Written exercise:
Find and return each line containing "matplotlib".

Information shown:
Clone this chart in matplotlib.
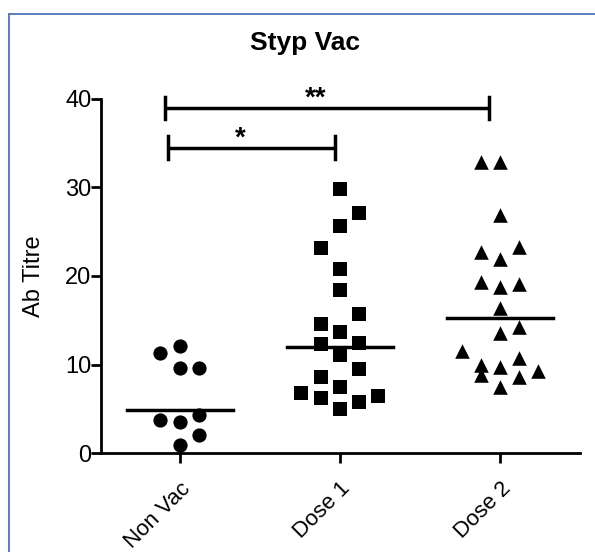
import matplotlib
matplotlib.use("Agg")
import matplotlib.pyplot as plt
from matplotlib.lines import Line2D
import numpy as np

plt.rcParams['font.family'] = ['Liberation Sans', 'DejaVu Sans']

grupper = ["Non Vac", "Dose 1", "Dose 2"]

# verdier lest av bildet, kolonne = sideforskyvning i punktskyen
non_vac = [11.3, 12.1, 9.6, 9.6, 3.7, 3.5, 4.3, 2.0, 0.9]
non_vac_kol = [-1, 0, 0, 1, -1, 0, 1, 1, 0]

dose1 = [29.8, 27.1, 25.6, 23.2, 20.8, 18.4, 15.7, 14.6, 13.7, 12.3,
         12.4, 11.1, 9.5, 8.6, 6.8, 7.5, 6.2, 6.4, 5.8, 5.0]
dose1_kol = [0, 1, 0, -1, 0, 0, 1, -1, 0, -1, 1, 0, 1, -1, -2, 0, -1, 2, 1, 0]

dose2 = [32.9, 32.9, 26.9, 22.7, 23.3, 21.9, 19.3, 18.8, 19.1, 16.4,
         14.2, 13.6, 11.5, 10.7, 9.9, 9.7, 9.3, 8.8, 8.6, 7.5]
dose2_kol = [-1, 0, 0, -1, 1, 0, -1, 0, 1, 0, 1, 0, -2, 1, -1, 0, 2, -1, 1, 0]

medianer = [4.86, 12.0, 15.3]

# signifikans: tekst, venstre x, hoyre x, hoyde
brakett_tekst = ["*", "**"]
brakett_fra = [-0.07, -0.09]
brakett_til = [0.97, 1.93]
brakett_y = [34.5, 39.0]

fig = plt.figure(figsize=(5.95, 5.52), dpi=100)
ax = fig.add_axes([0.170, 0.179, 0.805, 0.642])

steg = 0.12
serier = [(non_vac, non_vac_kol, 'o', 105), (dose1, dose1_kol, 's', 115), (dose2, dose2_kol, '^', 110)]
for i, (verdier, kol, markor, str_) in enumerate(serier):
    x = i + np.array(kol) * steg
    ax.scatter(x, verdier, marker=markor, s=str_, color='black', zorder=3, clip_on=False, linewidths=0)
    ax.plot([i - 0.33, i + 0.33], [medianer[i], medianer[i]], color='black', linewidth=2.5, zorder=4)

for tekst, x0, x1, y in zip(brakett_tekst, brakett_fra, brakett_til, brakett_y):
    ax.plot([x0, x1], [y, y], color='black', linewidth=2.5, clip_on=False, solid_capstyle='butt')
    for xe in (x0, x1):
        ax.plot([xe, xe], [y - 1.25, y + 1.25], color='black', linewidth=2.5, clip_on=False)
    ax.text((x0 + x1) / 2 - 0.07, y + 1.0, tekst, ha='center', va='center', fontsize=20, fontweight='bold')

ax.set_xlim(-0.49, 2.5)
ax.set_ylim(0, 40)
ax.set_yticks([0, 10, 20, 30, 40])
ax.set_xticks(range(len(grupper)))
ax.set_xticklabels(grupper, rotation=45, ha='right', rotation_mode='anchor', fontsize=16)
ax.tick_params(axis='y', labelsize=17, length=7, width=2, direction='out', pad=0)
ax.tick_params(axis='x', length=7, width=2, direction='out', pad=11)

for side in ['top', 'right']:
    ax.spines[side].set_visible(False)
for side in ['left', 'bottom']:
    ax.spines[side].set_linewidth(2)

ax.set_ylabel("Ab Titre", fontsize=17)
ax.yaxis.set_label_coords(-0.117, 0.5)

fig.text(305 / 595, 1 - 43 / 552, "Styp Vac", ha='center', va='center', fontsize=19, fontweight='bold')

# blaa ramme oppe og til venstre
fig.add_artist(Line2D([9 / 595, 1], [1 - 14 / 552, 1 - 14 / 552], color='#4f74b8', linewidth=1.3, transform=fig.transFigure))
fig.add_artist(Line2D([9 / 595, 9 / 595], [0, 1 - 14 / 552], color='#4f74b8', linewidth=1.3, transform=fig.transFigure))

fig.savefig("out.png", dpi=100)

Reply to the task:
Clone this chart in matplotlib.
import matplotlib
matplotlib.use("Agg")
import matplotlib.pyplot as plt
from matplotlib.lines import Line2D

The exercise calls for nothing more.